From the time of the Rev. Mr. Black’s coming in 1851 (with which we shall deal in another chapter), he gathered out from the school the most capable and ambitious of the boys, giving them instruction in classics, mathematics and theology, and thus laid the foundations of Manitoba College, which is simply the outgrowth of that parish school and the efforts of Dr. Black. On in the sixties the number of young men who seemed anxious to go on to a higher education than the common schools could give them, became so large that the matter of a college pressed itself more and more upon the settlers. In 1869 Mr. D. B. Whimster, a gentleman of wide experience as a teacher in Ontario, was sent for, and his arrival, marking a new era in the history of the parish school, finally led to the establishment of the Manitoba College at Kildonan, though it was moved to Winnipeg when that place began to assume the lead in the West as its principal town.

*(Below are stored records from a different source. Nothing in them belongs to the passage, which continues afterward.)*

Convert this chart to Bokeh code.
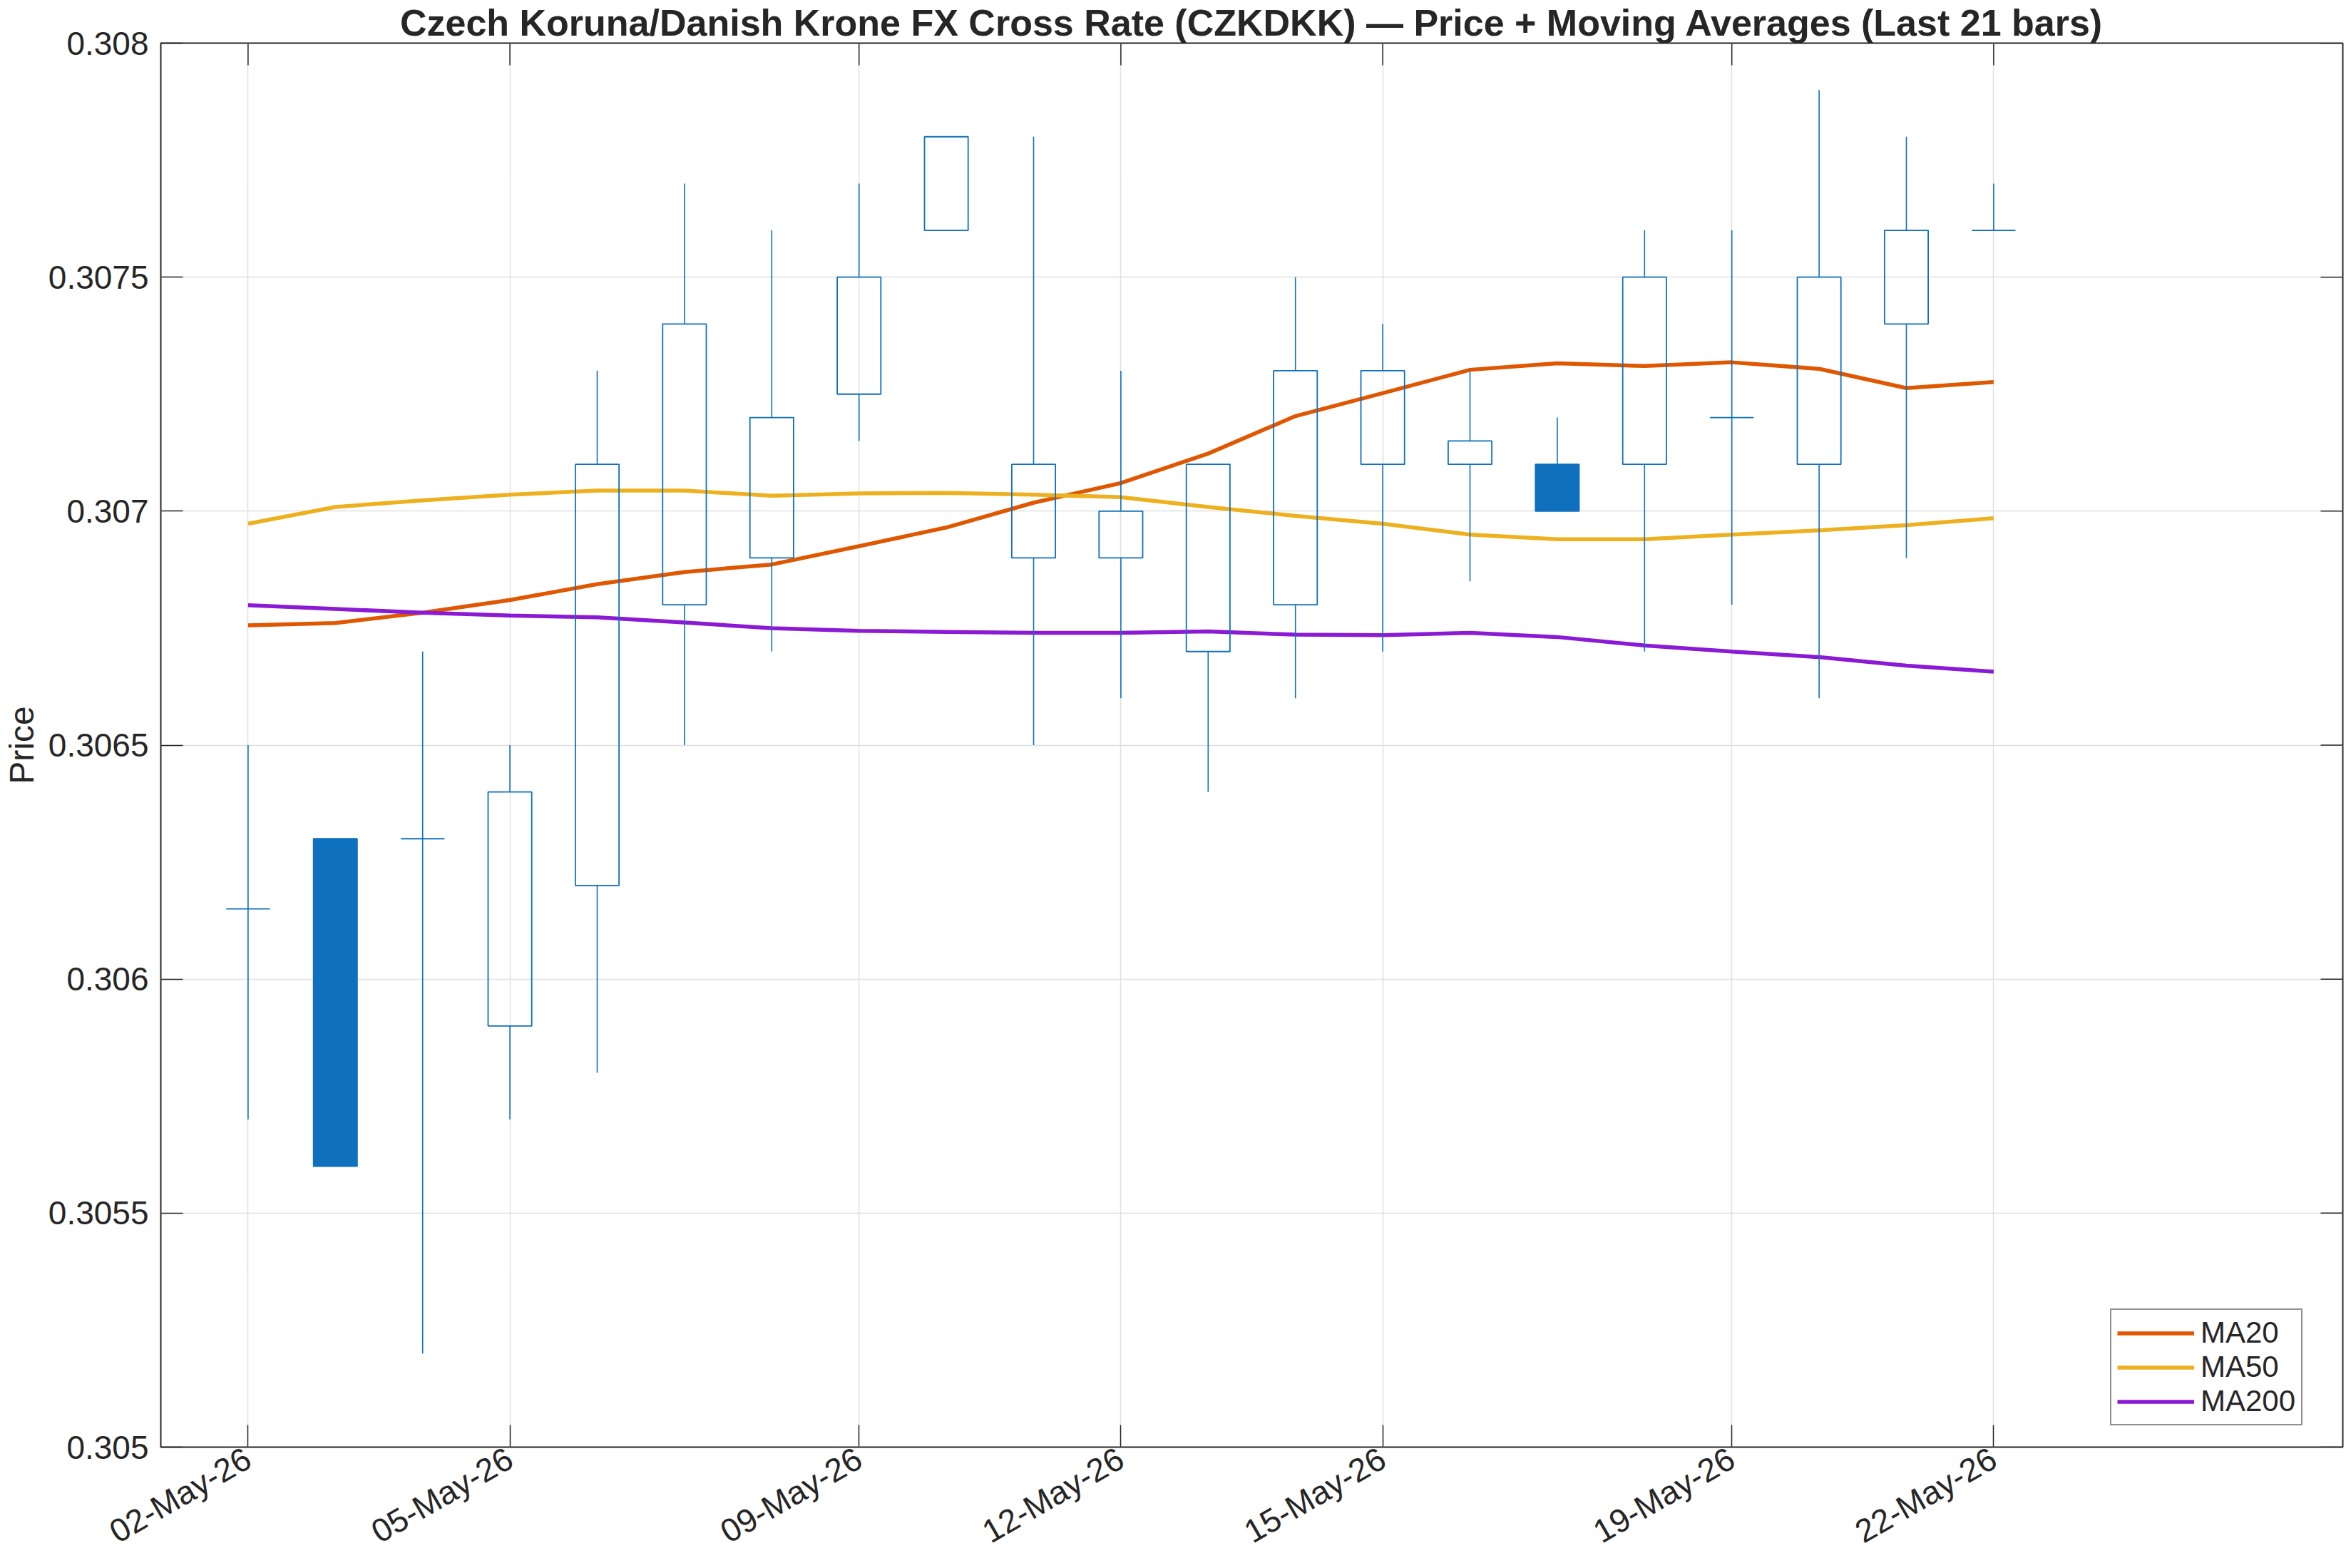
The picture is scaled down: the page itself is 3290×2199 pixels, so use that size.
import math

from bokeh.plotting import figure
from bokeh.models import (ColumnDataSource, FixedTicker, Grid, Legend,
                          LegendItem, LinearAxis, Range1d)
from bokeh.embed import file_html
from bokeh.resources import INLINE

# --- data -------------------------------------------------------------------
dates = ["02-May-26", "03-May-26", "04-May-26", "05-May-26", "06-May-26",
         "07-May-26", "08-May-26", "09-May-26", "10-May-26", "11-May-26",
         "12-May-26", "13-May-26", "14-May-26", "15-May-26", "16-May-26",
         "17-May-26", "18-May-26", "19-May-26", "20-May-26", "21-May-26",
         "22-May-26"]

opens = [0.30615, 0.3063, 0.3063, 0.3059, 0.3062, 0.3068, 0.3069, 0.30725,
         0.3076, 0.3069, 0.3069, 0.3067, 0.3068, 0.3071, 0.3071, 0.3071,
         0.3071, 0.3072, 0.3071, 0.3074, 0.3076]
highs = [0.3065, 0.3063, 0.3067, 0.3065, 0.3073, 0.3077, 0.3076, 0.3077,
         0.3078, 0.3078, 0.3073, 0.3071, 0.3075, 0.3074, 0.3073, 0.3072,
         0.3076, 0.3076, 0.3079, 0.3078, 0.3077]
lows = [0.3057, 0.3056, 0.3052, 0.3057, 0.3058, 0.3065, 0.3067, 0.30715,
        0.3076, 0.3065, 0.3066, 0.3064, 0.3066, 0.3067, 0.30685, 0.3070,
        0.3067, 0.3068, 0.3066, 0.3069, 0.3076]
closes = [0.30615, 0.3056, 0.3063, 0.3064, 0.3071, 0.3074, 0.3072, 0.3075,
          0.3078, 0.3071, 0.3070, 0.3071, 0.3073, 0.3073, 0.30715, 0.3070,
          0.3075, 0.3072, 0.3075, 0.3076, 0.3076]

ma20 = [0.306756, 0.306761, 0.306783, 0.306810, 0.306844, 0.306870, 0.306886,
        0.306925, 0.306965, 0.307018, 0.307060, 0.307123, 0.307203, 0.307252,
        0.307302, 0.307316, 0.307310, 0.307318, 0.307304, 0.307263, 0.307276]
ma50 = [0.306973, 0.307009, 0.307023, 0.307035, 0.307044, 0.307044, 0.307033,
        0.307038, 0.307039, 0.307035, 0.307030, 0.307009, 0.306990, 0.306973,
        0.306950, 0.306940, 0.306940, 0.306950, 0.306959, 0.306970, 0.306985]
ma200 = [0.306799, 0.306791, 0.306783, 0.306777, 0.306773, 0.306762, 0.306750,
         0.306744, 0.306742, 0.306740, 0.306740, 0.306743, 0.306736, 0.306735,
         0.306740, 0.306731, 0.306713, 0.306700, 0.306688, 0.306670, 0.306657]

x_tick_positions = [0, 3, 7, 10, 13, 17, 20]
x_tick_labels = [dates[i] for i in x_tick_positions]
y_ticks = [0.305, 0.3055, 0.306, 0.3065, 0.307, 0.3075, 0.308]
y_tick_labels = ["0.305", "0.3055", "0.306", "0.3065", "0.307", "0.3075", "0.308"]

x_lo, x_hi = -1, 24
y_lo, y_hi = 0.305, 0.308

title_text = ("Czech Koruna/Danish Krone FX Cross Rate (CZKDKK) \u2014 "
              "Price + Moving Averages (Last 21 bars)")

# --- styling ------------------------------------------------------------------
FONT = "Liberation Sans"
INK = "#262626"
CANDLE = "#0F70BD"
C_MA20 = "#DF5700"
C_MA50 = "#EDB120"
C_MA200 = "#8A1AD4"
TICK_LEN = 31

# --- derived candle geometry --------------------------------------------------
idx = list(range(len(dates)))
body_top = [max(o, c) for o, c in zip(opens, closes)]
body_bot = [min(o, c) for o, c in zip(opens, closes)]
rising = [c >= o for o, c in zip(opens, closes)]

up = ColumnDataSource(dict(
    x=[i for i in idx if rising[i]],
    top=[body_top[i] for i in idx if rising[i]],
    bottom=[body_bot[i] for i in idx if rising[i]],
))
down = ColumnDataSource(dict(
    x=[i for i in idx if not rising[i]],
    top=[body_top[i] for i in idx if not rising[i]],
    bottom=[body_bot[i] for i in idx if not rising[i]],
))
wicks = ColumnDataSource(dict(
    x=idx + idx,
    y0=highs + body_bot,
    y1=body_top + lows,
))

# --- figure -------------------------------------------------------------------
p = figure(width=3290, height=2199, output_backend="svg", toolbar_location=None,
           x_range=Range1d(x_lo, x_hi), y_range=Range1d(y_lo, y_hi),
           x_axis_type=None, y_axis_type=None,
           min_border_left=224, min_border_right=5,
           min_border_top=56, min_border_bottom=169)
p.background_fill_color = "white"
p.border_fill_color = "white"
p.outline_line_color = INK
p.outline_line_width = 2

xticker = FixedTicker(ticks=x_tick_positions)
yticker = FixedTicker(ticks=y_ticks)

# grid lines at the tick positions
p.center = [r for r in p.center if not isinstance(r, Grid)]
for dim, tk in ((0, xticker), (1, yticker)):
    p.add_layout(Grid(dimension=dim, ticker=tk, grid_line_color="#E0E0E0",
                      grid_line_width=1.5))


def style_axis(ax):
    ax.axis_line_color = None
    ax.major_tick_in = TICK_LEN
    ax.major_tick_out = 0
    ax.major_tick_line_color = INK
    ax.major_tick_line_width = 1.5
    ax.minor_tick_line_color = None
    ax.major_label_text_font = FONT
    ax.major_label_text_color = INK
    ax.major_label_text_font_size = "46px"


# x axis: slanted date labels
bottom_ax = LinearAxis(
    ticker=xticker,
    major_label_overrides={int(t): lab for t, lab in zip(x_tick_positions, x_tick_labels)})
style_axis(bottom_ax)
bottom_ax.major_label_orientation = math.pi / 6
bottom_ax.major_label_standoff = 12
p.add_layout(bottom_ax, "below")

# y axis with its labels and title
left_ax = LinearAxis(
    ticker=yticker, axis_label="Price",
    major_label_overrides={float(t): lab for t, lab in zip(y_ticks, y_tick_labels)})
style_axis(left_ax)
left_ax.major_label_standoff = 17
left_ax.axis_label_text_font = FONT
left_ax.axis_label_text_font_size = "48px"
left_ax.axis_label_text_font_style = "normal"
left_ax.axis_label_text_color = INK
left_ax.axis_label_standoff = 8
p.add_layout(left_ax, "left")

# inward tick marks along the top and right edges of the box
p.ray(x=x_tick_positions, y=[y_hi] * len(x_tick_positions), length=TICK_LEN,
      length_units="screen", angle=-math.pi / 2, line_color=INK, line_width=1.5)
p.ray(x=[x_hi] * len(y_ticks), y=y_ticks, length=TICK_LEN,
      length_units="screen", angle=math.pi, line_color=INK, line_width=1.5)

p.title.text = title_text
p.title.align = "center"
p.title.text_font = FONT
p.title.text_font_size = "52px"
p.title.text_font_style = "bold"
p.title.text_color = INK
p.title.standoff = 0

# --- moving averages ----------------------------------------------------------
r20 = p.line(idx, ma20, line_color=C_MA20, line_width=5.5)
r50 = p.line(idx, ma50, line_color=C_MA50, line_width=5.5)
r200 = p.line(idx, ma200, line_color=C_MA200, line_width=5.5)

# --- candles ------------------------------------------------------------------
p.segment(x0="x", y0="y0", x1="x", y1="y1", source=wicks,
          line_color=CANDLE, line_width=1.6)
p.vbar(x="x", top="top", bottom="bottom", width=0.5, source=up,
       fill_color=None, line_color=CANDLE, line_width=1.8)
p.vbar(x="x", top="top", bottom="bottom", width=0.5, source=down,
       fill_color=CANDLE, line_color=CANDLE, line_width=1.8)

# --- legend -------------------------------------------------------------------
legend = Legend(items=[LegendItem(label="MA20", renderers=[r20]),
                       LegendItem(label="MA50", renderers=[r50]),
                       LegendItem(label="MA200", renderers=[r200])],
                location=(2734, 30))
legend.label_text_font = FONT
legend.label_text_font_size = "42px"
legend.label_text_color = INK
legend.glyph_width = 108
legend.glyph_height = 47
legend.label_height = 47
legend.label_standoff = 9
legend.spacing = 0
legend.padding = 8
legend.margin = 0
legend.border_line_color = INK
legend.border_line_width = 2
legend.background_fill_color = "white"
legend.background_fill_alpha = 1.0
p.add_layout(legend, "center")

open("out.html", "w").write(file_html(p, INLINE))
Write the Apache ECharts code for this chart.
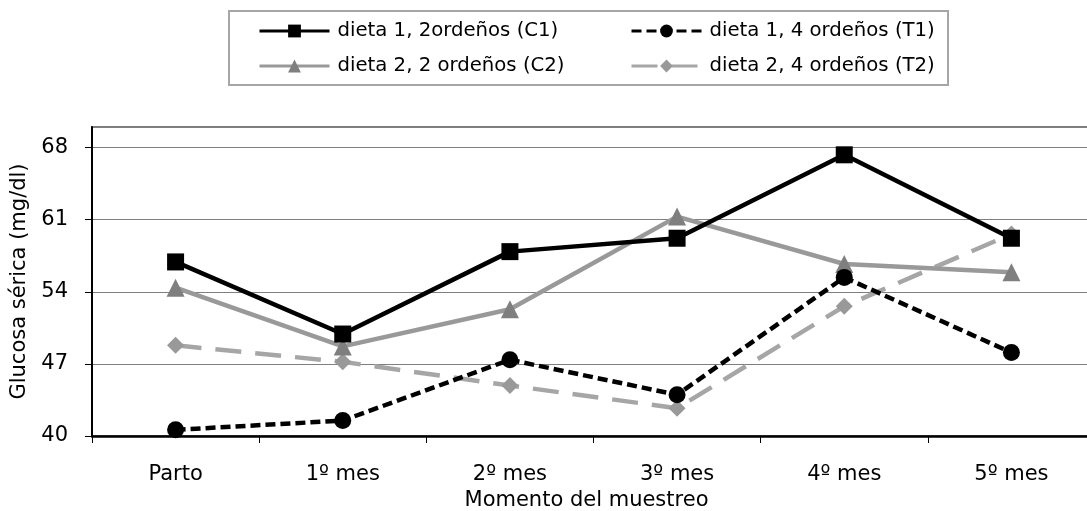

Besides the school, there existed amongst the settlers from an early date literary societies for the discussion of all manner of subjects and for social enjoyment. These societies were primitive enough and not without their humorous side. The old question of the comparative usefulness of the horse and the ox was the one on which the younger members generally cut their debating teeth. We remember, too, how one of them in a discussion as to the comparative destructiveness of fire and water, enthusiastically asserted the injurious superiority of the latter, and clinched his argument by instancing how the flood on the Red River had carried their barn down to Lake Winnipeg and that the fire had never touched it! Recitations in prose and poetry were much in vogue, and special meetings were held sometimes in the schools and sometimes in private houses for their renlition. The old "stand-bys" were well to the fore, and as books were scarce some had to content themselves with one selection, which they gave again and again. The staginess and the mannerisms of the imitative elocutionist were all wanting, but a rugged and forceful eloquence was often developed in these miniature lyceums.

Not long ago there appeared before the Presbytery of Winnipeg six members of the Kildonan congregation in the matter of a call to their minister. All these had been trained in those prhnitive schools and homely platforms, with whatever additional they could learn by further observation and experience. As they presented their views in a simple, manly and straightforward way there was distinctly noticeable a rich flavoring of scriptural phrases, a splendid conception of the oneness of the Church, composed though it be of many congregations, a fine ideal of duty, a loyalty to the minister, which caused you to feel that they were sure that he would obey the high dictates of his own conscience as to his course—and all this with a natural eloquence most pleasing to hear. Veterans in the court said afterwards that they had never heard such power and ability evidenced in men of their class—truly a noble tribute to their native industry, to their indomitable perseverance, as well as to those who had been their teachers in the Church and school of the early days.